The process of generating a string from the start symbol using production rules is called a derivation. Finding such a derivation is called parsing.

6.1.2 Example 2: Palindromes over {a, b}🔗

A palindrome reads the same forward and backward.

Grammar:

S → aSa | bSb | a | b | ε
Example derivation:

To generate aababaa:


S → aSa
S → a aS a a
S → a a b S b a a
S → a a b a b a a

6.1.3 Example 3: Balanced a’s and b’s (aⁿbⁿ)🔗

Language: { ε, ab, aabb, aaabbb, … }

Grammar:

S → aSb | ε
Examples:

S → ε             (n = 0)
S → aSb → ab      (n = 1)
S → aSb → aaSbb → aaabbb   (n = 3)

6.1.4 Example 4: aⁿb²ⁿ🔗

This means: for every a, there are two b’s.

Grammar:

S → aSbb | ε
Example derivations:
S → aSbb → aaSbbbb → aabbbb

6.1.5 Arithmetic Expressions🔗

To describe expressions like (1+2)*4 or 1-2-3:

E → E + E | E - E | E * E | (E) | 1 | 2 | 3

Valid strings:


(1+2)
1+2+4
1-2*4
(1+2)*4
Invalid strings:

1++2
(1+
2**4

Example Derivation: Expression (2+3)*4


E → E * E
→ (E) * E
→ (E + E) * E
→ (2 + E) * E
→ (2 + 3) * E
→ (2 + 3) * 4

6.1.6 Leftmost Derivation🔗

In a leftmost derivation, always expand the leftmost non-terminal first.

Example grammar:


S → AB
A → aA | ε
B → bB | ε

Derivation for ab:(Leftmost non-terminal expanded each time.)

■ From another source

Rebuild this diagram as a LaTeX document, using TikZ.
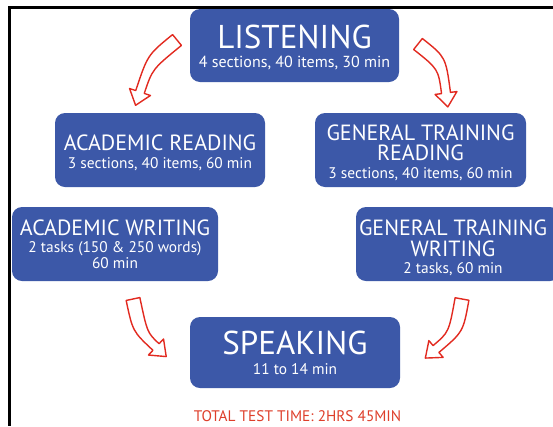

S → AB → aAB → aB → abB → ab

6.1.7 Parse Tree🔗

A parse tree visually shows how a string is derived from the grammar:
  • Root = Start symbol

  • Internal nodes = Non-terminals

  • Leaves = Terminals

Example (S → aSbb | ε, string abb):

        S
       /|\
      a S bb
        |
        ε
In summary:
  • Derivation = Process of generating a string.

  • Parsing = Process of finding a derivation for a given string.

  • Parsing is computationally harder than for regular languages.

6.1.8 CFG Limitations🔗

CFGs cannot describe some languages, such as:

{ aⁿ bⁿ cⁿ | n ≥ 1 }
because that requires counting three different symbols equally, which needs context-sensitive grammars.